My gf now though has a friend who has relatives there and she said they fish there all the time and do fairly well from what I hear so maybe ill get out there with them sometime this summer.

_OutdoorHub Mobile, the information engine of the outdoors_


----------



## ParmaBass (Apr 11, 2004)

I grew up fishing on this lake back in the mid 80's through about the mid 90's. It was a pretty amazing fishery back then. Just about any species you wanted to target you could usually find good numbers and size of them. We usually targeted Bass and caught many nice Largemouth. HUGE Catfish in there and tons of Chain Pickeral in there too. Haven't heard much about it in the last couple years, but I heard maybe five years ago it was still producing many nice fish.


----------



## Perch (Apr 5, 2004)

I also grew up fishing Lake Cable.............what a great lake !! Water as clear as gin most days and full of huge panfish and bass. Watched my Dad break off a 7+ pound Walleye, and the canals were the best part........ I can't ever remember seeing a more "fishy " looking lake. I don'tever remember being skunked on that water.

I fished it in the 70's mostly.............excellent lake.  

I always wondered if it was still great.


----------



## Cull'in (Nov 21, 2005)

Always wanted to fish it but never got the opportunity.

I've heard of smallmouth and big walleye in there. 
I was at a Lake Cable Sportmans Club Steak dinner years ago and a guy told me they were actually buying crawfish for the lake! That was a jaw-dropper for me.


----------



## snake69 (Sep 26, 2005)

I've a friend that lives on the lake and I know that something was brewing, because he said he had to pay roughly 1500 a yr for something or another and since he's retiring from our shop this month, he wouldn't be able to afford it no more. That was 9-10 mos. ago he told me, so I don't recall the specifics...... Whether it was what was mentioned before me or something else, but as I recall, it's new......!!


----------



## mirrocraft mike (Mar 17, 2006)

its Still a great place to fish.Our V.P. lives there and I'm lucky enough to fish it once a year.Hes a bass guy so thats what we target when i go.There a are tons to be caught.

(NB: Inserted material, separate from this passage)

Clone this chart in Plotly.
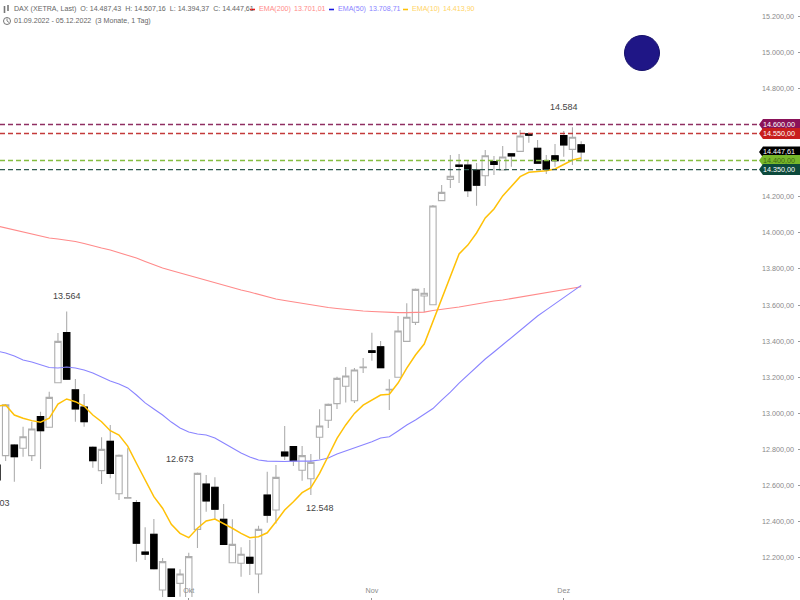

It is VERY private lake .

I grew up in that area .We would pay and fish Lake o Springs as kids and sneak over and hit Lake Cable.Never lasted to long and that was before it was all built up.Was just small little cottages type houses now its million dollar plus homes or i should say land.

I've seen a few eyes come out of there and huge pan fish.

I'm sure they have BIG dues to help maintain the Lake. It is stocked almost every year with something.

Come to think about its time for our annual O.S.M 
THATS OFF SITE MEETING...LOL


----------